THE EXERCISE -> Quote all lines below exactly. Images stay out.
===
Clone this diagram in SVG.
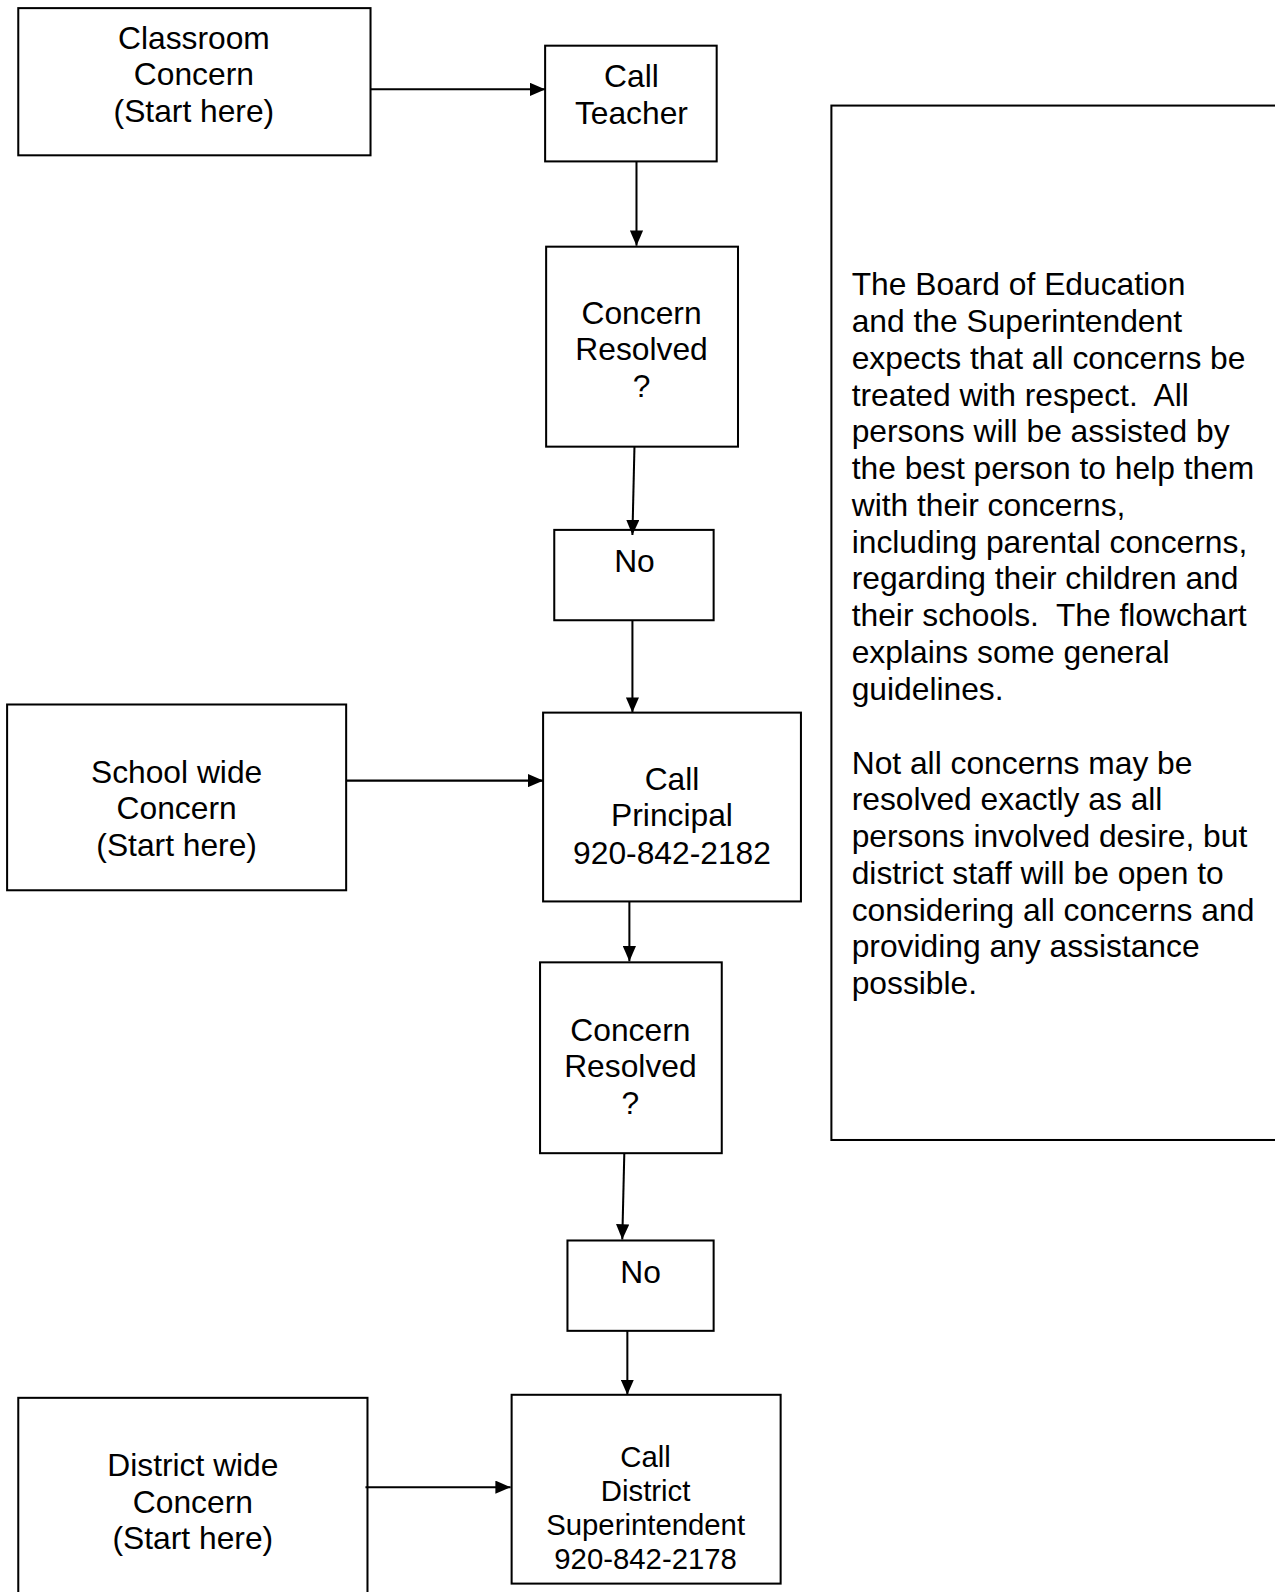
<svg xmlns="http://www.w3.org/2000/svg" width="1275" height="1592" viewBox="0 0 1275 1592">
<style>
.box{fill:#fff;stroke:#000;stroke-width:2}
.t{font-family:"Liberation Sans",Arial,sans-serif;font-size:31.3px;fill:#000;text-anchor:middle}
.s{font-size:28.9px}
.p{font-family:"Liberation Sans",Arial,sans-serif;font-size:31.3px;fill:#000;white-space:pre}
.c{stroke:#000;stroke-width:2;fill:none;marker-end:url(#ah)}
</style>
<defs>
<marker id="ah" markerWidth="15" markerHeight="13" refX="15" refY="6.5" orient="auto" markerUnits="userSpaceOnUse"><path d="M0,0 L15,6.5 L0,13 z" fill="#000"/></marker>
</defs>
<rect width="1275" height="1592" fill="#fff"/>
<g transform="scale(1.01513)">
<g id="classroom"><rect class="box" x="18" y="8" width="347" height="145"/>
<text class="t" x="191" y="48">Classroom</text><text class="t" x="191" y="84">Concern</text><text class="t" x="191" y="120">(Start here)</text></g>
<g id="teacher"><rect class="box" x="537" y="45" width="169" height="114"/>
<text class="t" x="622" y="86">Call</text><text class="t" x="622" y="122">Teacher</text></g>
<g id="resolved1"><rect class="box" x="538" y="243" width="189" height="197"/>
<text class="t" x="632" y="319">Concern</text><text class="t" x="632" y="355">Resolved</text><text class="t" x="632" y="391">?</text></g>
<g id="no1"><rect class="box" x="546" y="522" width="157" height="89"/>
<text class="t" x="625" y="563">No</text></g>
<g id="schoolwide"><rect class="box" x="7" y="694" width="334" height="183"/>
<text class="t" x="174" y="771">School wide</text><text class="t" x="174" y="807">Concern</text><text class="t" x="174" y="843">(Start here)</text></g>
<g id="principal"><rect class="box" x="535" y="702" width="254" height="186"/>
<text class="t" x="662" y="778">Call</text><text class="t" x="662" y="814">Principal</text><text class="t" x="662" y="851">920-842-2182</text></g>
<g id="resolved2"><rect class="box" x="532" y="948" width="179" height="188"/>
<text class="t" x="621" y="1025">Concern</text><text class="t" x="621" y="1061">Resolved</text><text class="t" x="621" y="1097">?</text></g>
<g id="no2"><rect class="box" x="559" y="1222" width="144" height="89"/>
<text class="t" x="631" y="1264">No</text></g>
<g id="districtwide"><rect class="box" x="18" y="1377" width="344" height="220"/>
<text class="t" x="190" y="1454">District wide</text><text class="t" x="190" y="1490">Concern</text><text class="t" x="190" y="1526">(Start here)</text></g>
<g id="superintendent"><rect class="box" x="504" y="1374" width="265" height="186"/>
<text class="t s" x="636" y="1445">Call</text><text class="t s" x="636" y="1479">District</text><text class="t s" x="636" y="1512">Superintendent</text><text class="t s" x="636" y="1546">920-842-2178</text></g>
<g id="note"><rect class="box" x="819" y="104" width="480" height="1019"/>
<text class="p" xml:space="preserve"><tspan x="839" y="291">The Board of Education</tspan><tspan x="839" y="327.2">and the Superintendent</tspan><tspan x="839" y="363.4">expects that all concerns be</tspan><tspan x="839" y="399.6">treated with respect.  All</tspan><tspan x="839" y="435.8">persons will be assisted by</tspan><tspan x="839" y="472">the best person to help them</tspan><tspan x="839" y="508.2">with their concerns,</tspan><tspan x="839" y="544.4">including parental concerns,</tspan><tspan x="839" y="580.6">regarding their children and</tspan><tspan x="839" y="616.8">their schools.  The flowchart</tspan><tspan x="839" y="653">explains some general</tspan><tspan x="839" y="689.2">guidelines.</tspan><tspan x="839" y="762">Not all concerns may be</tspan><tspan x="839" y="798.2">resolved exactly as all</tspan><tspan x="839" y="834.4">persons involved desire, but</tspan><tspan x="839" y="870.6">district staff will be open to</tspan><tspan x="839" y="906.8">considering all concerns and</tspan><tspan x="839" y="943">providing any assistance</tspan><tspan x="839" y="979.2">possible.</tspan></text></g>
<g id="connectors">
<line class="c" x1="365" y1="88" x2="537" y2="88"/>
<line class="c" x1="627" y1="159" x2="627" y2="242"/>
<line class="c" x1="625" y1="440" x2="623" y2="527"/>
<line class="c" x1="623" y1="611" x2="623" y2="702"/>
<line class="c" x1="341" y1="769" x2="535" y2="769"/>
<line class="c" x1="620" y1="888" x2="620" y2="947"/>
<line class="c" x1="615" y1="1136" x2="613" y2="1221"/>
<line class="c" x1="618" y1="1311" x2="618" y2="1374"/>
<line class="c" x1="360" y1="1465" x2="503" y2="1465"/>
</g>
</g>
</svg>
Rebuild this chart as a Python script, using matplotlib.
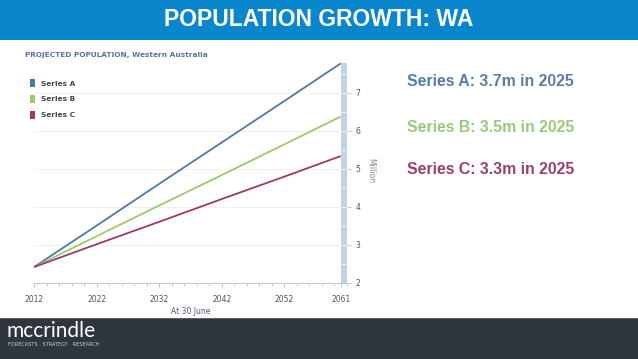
===
ANSWER FOR THE TASK ->
Clone this diagram in SVG.
<svg xmlns="http://www.w3.org/2000/svg" width="1275" height="1592" viewBox="0 0 1275 1592">
<style>
.box{fill:#fff;stroke:#000;stroke-width:2}
.t{font-family:"Liberation Sans",Arial,sans-serif;font-size:31.3px;fill:#000;text-anchor:middle}
.s{font-size:28.9px}
.p{font-family:"Liberation Sans",Arial,sans-serif;font-size:31.3px;fill:#000;white-space:pre}
.c{stroke:#000;stroke-width:2;fill:none;marker-end:url(#ah)}
</style>
<defs>
<marker id="ah" markerWidth="15" markerHeight="13" refX="15" refY="6.5" orient="auto" markerUnits="userSpaceOnUse"><path d="M0,0 L15,6.5 L0,13 z" fill="#000"/></marker>
</defs>
<rect width="1275" height="1592" fill="#fff"/>
<g transform="scale(1.01513)">
<g id="classroom"><rect class="box" x="18" y="8" width="347" height="145"/>
<text class="t" x="191" y="48">Classroom</text><text class="t" x="191" y="84">Concern</text><text class="t" x="191" y="120">(Start here)</text></g>
<g id="teacher"><rect class="box" x="537" y="45" width="169" height="114"/>
<text class="t" x="622" y="86">Call</text><text class="t" x="622" y="122">Teacher</text></g>
<g id="resolved1"><rect class="box" x="538" y="243" width="189" height="197"/>
<text class="t" x="632" y="319">Concern</text><text class="t" x="632" y="355">Resolved</text><text class="t" x="632" y="391">?</text></g>
<g id="no1"><rect class="box" x="546" y="522" width="157" height="89"/>
<text class="t" x="625" y="563">No</text></g>
<g id="schoolwide"><rect class="box" x="7" y="694" width="334" height="183"/>
<text class="t" x="174" y="771">School wide</text><text class="t" x="174" y="807">Concern</text><text class="t" x="174" y="843">(Start here)</text></g>
<g id="principal"><rect class="box" x="535" y="702" width="254" height="186"/>
<text class="t" x="662" y="778">Call</text><text class="t" x="662" y="814">Principal</text><text class="t" x="662" y="851">920-842-2182</text></g>
<g id="resolved2"><rect class="box" x="532" y="948" width="179" height="188"/>
<text class="t" x="621" y="1025">Concern</text><text class="t" x="621" y="1061">Resolved</text><text class="t" x="621" y="1097">?</text></g>
<g id="no2"><rect class="box" x="559" y="1222" width="144" height="89"/>
<text class="t" x="631" y="1264">No</text></g>
<g id="districtwide"><rect class="box" x="18" y="1377" width="344" height="220"/>
<text class="t" x="190" y="1454">District wide</text><text class="t" x="190" y="1490">Concern</text><text class="t" x="190" y="1526">(Start here)</text></g>
<g id="superintendent"><rect class="box" x="504" y="1374" width="265" height="186"/>
<text class="t s" x="636" y="1445">Call</text><text class="t s" x="636" y="1479">District</text><text class="t s" x="636" y="1512">Superintendent</text><text class="t s" x="636" y="1546">920-842-2178</text></g>
<g id="note"><rect class="box" x="819" y="104" width="480" height="1019"/>
<text class="p" xml:space="preserve"><tspan x="839" y="291">The Board of Education</tspan><tspan x="839" y="327.2">and the Superintendent</tspan><tspan x="839" y="363.4">expects that all concerns be</tspan><tspan x="839" y="399.6">treated with respect.  All</tspan><tspan x="839" y="435.8">persons will be assisted by</tspan><tspan x="839" y="472">the best person to help them</tspan><tspan x="839" y="508.2">with their concerns,</tspan><tspan x="839" y="544.4">including parental concerns,</tspan><tspan x="839" y="580.6">regarding their children and</tspan><tspan x="839" y="616.8">their schools.  The flowchart</tspan><tspan x="839" y="653">explains some general</tspan><tspan x="839" y="689.2">guidelines.</tspan><tspan x="839" y="762">Not all concerns may be</tspan><tspan x="839" y="798.2">resolved exactly as all</tspan><tspan x="839" y="834.4">persons involved desire, but</tspan><tspan x="839" y="870.6">district staff will be open to</tspan><tspan x="839" y="906.8">considering all concerns and</tspan><tspan x="839" y="943">providing any assistance</tspan><tspan x="839" y="979.2">possible.</tspan></text></g>
<g id="connectors">
<line class="c" x1="365" y1="88" x2="537" y2="88"/>
<line class="c" x1="627" y1="159" x2="627" y2="242"/>
<line class="c" x1="625" y1="440" x2="623" y2="527"/>
<line class="c" x1="623" y1="611" x2="623" y2="702"/>
<line class="c" x1="341" y1="769" x2="535" y2="769"/>
<line class="c" x1="620" y1="888" x2="620" y2="947"/>
<line class="c" x1="615" y1="1136" x2="613" y2="1221"/>
<line class="c" x1="618" y1="1311" x2="618" y2="1374"/>
<line class="c" x1="360" y1="1465" x2="503" y2="1465"/>
</g>
</g>
</svg>
Rebuild this chart as a Python script, using matplotlib.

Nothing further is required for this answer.